One day is all I ever have to manage, because what I can do on one day, I can do again on another. Victory over sexual sin, or any persistent sin, does not look like one great battle, but like a long string of minor successes. You want proof? At the end of Jesus’ temptation Luke 4:13 says, ”When the devil had finished all this tempting, he left him until an opportune time.” Notice those last four words. The devil did not leave forever, but only “until an opportune time.” Even Jesus resisted temptation one day at a time.
Remember who you are
Finally brothers, don’t forget who you are. If you are trusting in Jesus, if you believe in his name and call him your Lord, you are a son of God. Holiness is what we were made for, and what we are destined for, in our sexuality just as in every other area of our lives.
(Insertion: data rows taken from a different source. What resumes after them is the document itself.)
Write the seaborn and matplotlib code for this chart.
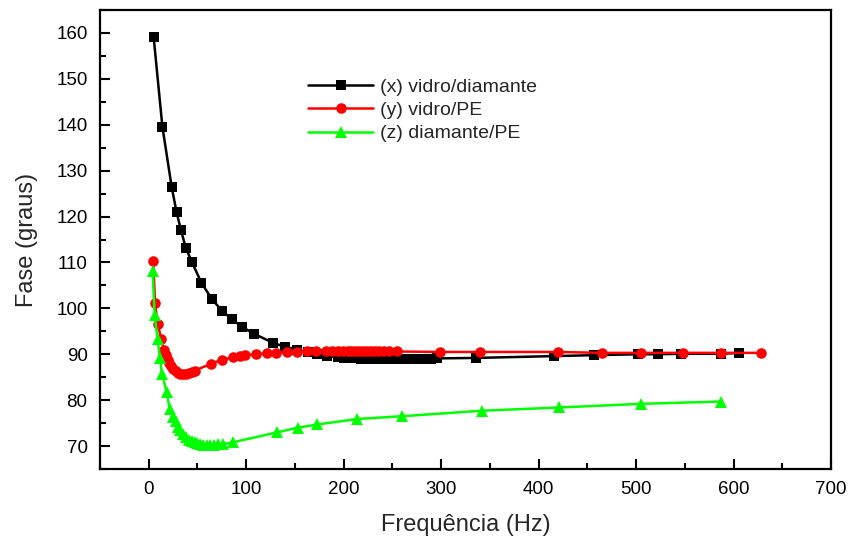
import matplotlib
matplotlib.use("Agg")
import matplotlib.pyplot as plt
import seaborn as sns
from matplotlib.ticker import MultipleLocator

# Phase vs. frequency for the three interface pairs
freq_x = [5, 14, 23.5, 28.5, 33, 38, 44, 54, 64.5, 75, 85.5, 95.5, 107.5, 127.5,
          140, 152, 163, 173, 183, 194, 200, 206, 212, 218, 224, 230, 236, 242,
          248, 254, 260, 266, 272, 278, 284, 290, 296, 336, 416, 457, 502, 523,
          546, 587, 606]
fase_x = [159.2, 139.6, 126.5, 121.0, 117.1, 113.2, 110.2, 105.6, 102.1, 99.5,
          97.6, 96.0, 94.5, 92.5, 91.6, 91.0, 90.4, 90.0, 89.6, 89.3, 89.2, 89.1,
          89.1, 89.0, 89.0, 88.9, 88.9, 88.9, 88.9, 88.9, 88.9, 88.9, 89.0, 89.0,
          89.0, 89.0, 89.1, 89.2, 89.6, 89.8, 90.0, 90.0, 90.1, 90.1, 90.3]

freq_y = [4.5, 6.5, 9, 13, 15.5, 17.5, 19.5, 21, 22.5, 25, 27.5, 30, 32.5, 35,
          38, 41, 44, 47, 63.5, 75, 86, 94, 98.5, 110, 121, 131, 142, 152, 162,
          172, 182, 188, 194, 199, 204, 208, 212, 216, 220, 224, 228, 232, 236,
          241, 247, 255, 299, 340, 420, 465, 505, 548, 587, 628]
fase_y = [110.4, 101.2, 96.6, 93.4, 91.0, 89.8, 88.8, 88.0, 87.4, 86.8, 86.3,
          86.0, 85.8, 85.7, 85.8, 85.9, 86.1, 86.4, 87.9, 88.8, 89.3, 89.6, 89.8,
          90.0, 90.2, 90.3, 90.4, 90.5, 90.6, 90.6, 90.7, 90.7, 90.7, 90.7, 90.7,
          90.7, 90.7, 90.7, 90.7, 90.7, 90.7, 90.7, 90.7, 90.6, 90.6, 90.6, 90.5,
          90.5, 90.5, 90.3, 90.3, 90.3, 90.3, 90.3]

freq_z = [4, 6, 9, 11.5, 13.5, 18.5, 21.5, 25, 27.5, 30, 32, 35, 38, 41, 44, 47,
          50, 53, 56, 60, 63, 67, 71, 76, 86, 132, 153, 173, 214, 260, 342, 421,
          505, 587]
fase_z = [108.2, 98.6, 93.4, 89.2, 85.8, 81.7, 78.1, 76.3, 75.5, 74.2, 73.5,
          72.6, 71.9, 71.3, 71.0, 70.8, 70.6, 70.4, 70.3, 70.2, 70.2, 70.3, 70.4,
          70.4, 70.8, 73.0, 74.0, 74.7, 75.9, 76.5, 77.7, 78.4, 79.2, 79.7]

labels = ["(x) vidro/diamante", "(y) vidro/PE", "(z) diamante/PE"]
x_ticks = [0, 100, 200, 300, 400, 500, 600, 700]
y_ticks = [70, 80, 90, 100, 110, 120, 130, 140, 150, 160]

sns.set_style("ticks")
plt.rcParams["font.family"] = ["Liberation Sans", "DejaVu Sans"]
plt.rcParams["axes.linewidth"] = 1.6

fig = plt.figure(figsize=(8.5, 5.36), dpi=100)
ax = fig.add_axes([100 / 850, 1 - 469 / 536, 731 / 850, 459 / 536])

styles = [
    (freq_x, fase_x, "#000000", "s", 6.8),
    (freq_y, fase_y, "#ff0000", "o", 7.6),
    (freq_z, fase_z, "#00ff00", "^", 8.2),
]
for (f, p, color, marker, ms), lab in zip(styles, labels):
    sns.lineplot(x=f, y=p, ax=ax, color=color, marker=marker, markersize=ms,
                 markeredgecolor=color, markeredgewidth=0, linewidth=1.8,
                 estimator=None, sort=False, label=lab)

ax.set_xlim(-50, 700)
ax.set_ylim(65, 165)
ax.set_xticks(x_ticks)
ax.set_yticks(y_ticks)
ax.xaxis.set_minor_locator(MultipleLocator(50))
ax.yaxis.set_minor_locator(MultipleLocator(5))
ax.tick_params(which="both", direction="in", top=False, right=False,
               width=1.5, colors="black")
ax.tick_params(which="major", length=7, labelsize=13.5, pad=9)
ax.tick_params(which="minor", length=4)
for s in ax.spines.values():
    s.set_color("black")
    s.set_linewidth(1.6)

ax.set_xlabel("Frequência (Hz)", fontsize=17, labelpad=11)
ax.set_ylabel("Fase (graus)", fontsize=17, labelpad=13)

ax.legend(loc="upper left", bbox_to_anchor=(0.2845, 0.852), frameon=False,
          fontsize=14, handlelength=3.35, handletextpad=0.38, labelspacing=0.3,
          borderpad=0, borderaxespad=0)

fig.savefig("out.png", dpi=100)
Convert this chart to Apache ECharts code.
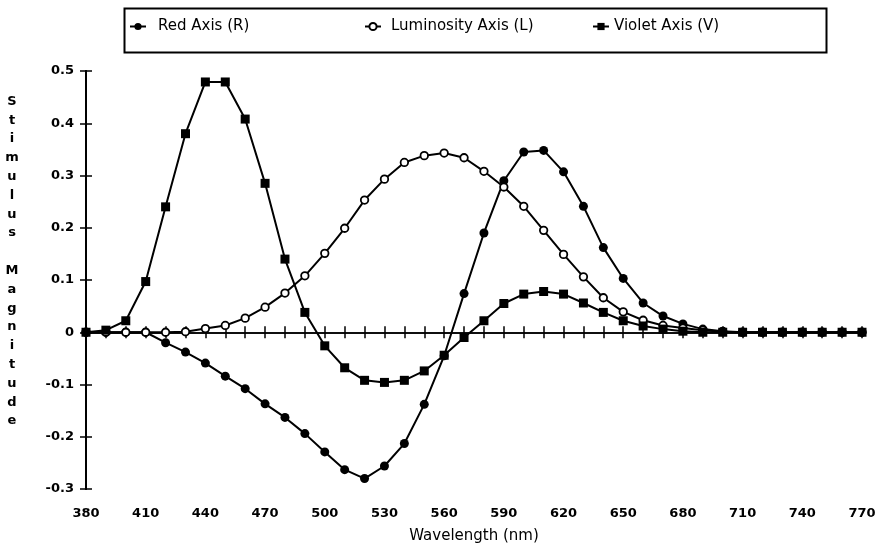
<!DOCTYPE html>
<html>
<head>
<meta charset="utf-8">
<script src="https://cdn.jsdelivr.net/npm/echarts@6/dist/echarts.min.js"></script>
<style>
html,body{margin:0;padding:0;background:#fff;}
#chart{width:886px;height:551px;}
</style>
</head>
<body>
<div id="chart"></div>
<script>
// ---- data ----
const wavelengths = ['380','390','400','410','420','430','440','450','460','470',
                     '480','490','500','510','520','530','540','550','560','570',
                     '580','590','600','610','620','630','640','650','660','670',
                     '680','690','700','710','720','730','740','750','760','770'];

const redAxis = [0, 0, 0, 0, -0.020, -0.038, -0.059, -0.084, -0.108, -0.137,
                 -0.163, -0.194, -0.229, -0.263, -0.280, -0.256, -0.213, -0.138, -0.045, 0.074,
                 0.190, 0.290, 0.345, 0.348, 0.307, 0.241, 0.162, 0.103, 0.056, 0.031,
                 0.016, 0.006, 0.002, 0, 0, 0, 0, 0, 0, 0];

const luminosityAxis = [0, 0, 0, 0, 0, 0.001, 0.007, 0.013, 0.027, 0.048,
                        0.075, 0.108, 0.151, 0.199, 0.253, 0.293, 0.325, 0.338, 0.343, 0.334,
                        0.308, 0.278, 0.241, 0.195, 0.149, 0.106, 0.066, 0.039, 0.023, 0.013,
                        0.008, 0.004, 0.001, 0, 0, 0, 0, 0, 0, 0];

const violetAxis = [0, 0.004, 0.022, 0.097, 0.240, 0.380, 0.479, 0.479, 0.408, 0.285,
                    0.140, 0.038, -0.026, -0.068, -0.092, -0.096, -0.092, -0.074, -0.044, -0.010,
                    0.022, 0.055, 0.073, 0.078, 0.073, 0.056, 0.038, 0.022, 0.012, 0.006,
                    0.002, 0, 0, 0, 0, 0, 0, 0, 0, 0];

const yTickLabels = ['-0.3', '-0.2', '-0.1', '0', '0.1', '0.2', '0.3', '0.4', '0.5'];

const seriesNames = ['Red Axis (R)', 'Luminosity Axis (L)', 'Violet Axis (V)'];
const xAxisName = 'Wavelength (nm)';
const yAxisName = 'Stimulus  Magnitude';

// ---- chart ----
const FONT = 'DejaVu Sans';
const chart = echarts.init(document.getElementById('chart'), null, {renderer: 'canvas'});

function yLabel(v) {
  const idx = Math.round((v + 0.3) * 10);
  return yTickLabels[idx] !== undefined ? yTickLabels[idx] : '';
}

const yNameText = yAxisName.split(' ').map(w => w.split('').join('\n')).join('\n');

const legendText = {color: '#000', fontFamily: FONT, fontSize: 15};

const option = {
  animation: false,
  backgroundColor: '#fff',
  grid: {left: 86, right: 24, top: 71, bottom: 62, containLabel: false},
  legend: [
    {data: [seriesNames[0]], left: 129, top: 19, padding: 0, itemWidth: 16, itemHeight: 9,
     textStyle: Object.assign({}, legendText, {padding: [0, 0, 0, 7]})},
    {data: [seriesNames[1]], left: 364, top: 19, padding: 0, itemWidth: 16, itemHeight: 9,
     textStyle: Object.assign({}, legendText, {padding: [0, 0, 0, 5]})},
    {data: [seriesNames[2]], left: 592, top: 19, padding: 0, itemWidth: 16, itemHeight: 9,
     textStyle: Object.assign({}, legendText, {padding: [0, 0, 0, 0]})}
  ],
  xAxis: [
    {
      type: 'category', data: wavelengths, boundaryGap: false, position: 'bottom',
      axisLine: {show: true, onZero: true, onZeroAxisIndex: 0, lineStyle: {color: '#000', width: 1.5}},
      axisTick: {show: true, inside: true, length: 6, interval: 0, lineStyle: {color: '#000', width: 1.5}},
      axisLabel: {show: false},
      splitLine: {show: false}
    },
    {
      type: 'category', data: wavelengths, boundaryGap: false, position: 'bottom',
      axisLine: {show: true, onZero: true, onZeroAxisIndex: 1, lineStyle: {color: '#000', width: 1.5}},
      axisTick: {show: true, inside: false, length: 6, interval: 0, lineStyle: {color: '#000', width: 1.5}},
      axisLabel: {show: false},
      splitLine: {show: false}
    },
    {
      type: 'category', data: wavelengths, boundaryGap: false, position: 'bottom',
      axisLine: {show: false, onZero: false},
      axisTick: {show: false},
      axisLabel: {show: true, interval: 2, margin: 18, color: '#000', fontFamily: FONT, fontSize: 13, fontWeight: 'bold'},
      splitLine: {show: false},
      name: xAxisName, nameLocation: 'middle', nameGap: 40,
      nameTextStyle: {color: '#000', fontFamily: FONT, fontSize: 15}
    }
  ],
  yAxis: [
    {
      type: 'value', min: -0.3, max: 0.5, interval: 0.1, position: 'left',
      axisLine: {show: true, onZero: false, lineStyle: {color: '#000', width: 2}},
      axisTick: {show: true, inside: false, length: 6, lineStyle: {color: '#000', width: 1.5}},
      axisLabel: {show: true, margin: 12, color: '#000', fontFamily: FONT, fontSize: 13, fontWeight: 'bold', formatter: yLabel},
      splitLine: {show: false}
    },
    {
      type: 'value', min: -0.3, max: 0.5, interval: 0.1, position: 'left',
      axisLine: {show: true, onZero: false, lineStyle: {color: '#000', width: 2}},
      axisTick: {show: true, inside: true, length: 6, lineStyle: {color: '#000', width: 1.5}},
      axisLabel: {show: false},
      splitLine: {show: false}
    }
  ],
  graphic: [
    {
      type: 'rect', left: 122, top: 6, z: 10,
      shape: {width: 702, height: 44},
      style: {fill: 'none', stroke: '#000', lineWidth: 2}
    },
    {
      type: 'text', x: 12, y: 92, z: 10,
      style: {text: yNameText, font: 'bold 13px ' + FONT, lineHeight: 18.8,
              align: 'center', verticalAlign: 'top', fill: '#000'}
    }
  ],
  series: [
    {
      name: seriesNames[0], type: 'line', xAxisIndex: 0, yAxisIndex: 0, data: redAxis,
      symbol: 'circle', symbolSize: 9, showAllSymbol: true,
      lineStyle: {color: '#000', width: 2},
      itemStyle: {color: '#000', borderColor: '#000', borderWidth: 0}
    },
    {
      name: seriesNames[1], type: 'line', xAxisIndex: 0, yAxisIndex: 0, data: luminosityAxis,
      symbol: 'circle', symbolSize: 7.5, showAllSymbol: true,
      lineStyle: {color: '#000', width: 2},
      itemStyle: {color: '#fff', borderColor: '#000', borderWidth: 1.8}
    },
    {
      name: seriesNames[2], type: 'line', xAxisIndex: 0, yAxisIndex: 0, data: violetAxis,
      symbol: 'rect', symbolSize: 9, showAllSymbol: true,
      lineStyle: {color: '#000', width: 2},
      itemStyle: {color: '#000', borderColor: '#000', borderWidth: 0}
    }
  ]
};

chart.setOption(option);
</script>
</body>
</html>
Even if it doesn’t look much like it yet. Don’t get frustrated and quit when you stumble, and get up, only to stumble again. The four practices I described are just that: practices. To get good at them we have to practice. Instead of being discouraged if you’re not progressing as quickly as you want to, give thanks to God that you are able to progress at all. It’s only because of Christ, and through Christ, that victory over sin is possible in the first place.
“This is the message we have heard from him and declare to you: God is light; in him there is no darkness at all. If we claim to have fellowship with him and yet walk in the darkness, we lie and do not live out the truth. But if we walk in the light, as he is in the light, we have fellowship with one another, and the blood of Jesus, his Son, purifies us from all sin.
“If we claim to be without sin, we deceive ourselves and the truth is not in us. If we confess our sins, he is faithful and just and will forgive us our sins and purify us from all unrighteousness. If we claim we have not sinned, we make him out to be a liar and his word is not in us.” (1 John 1:5-10).
Remember who you are, my brothers, and walk in victory.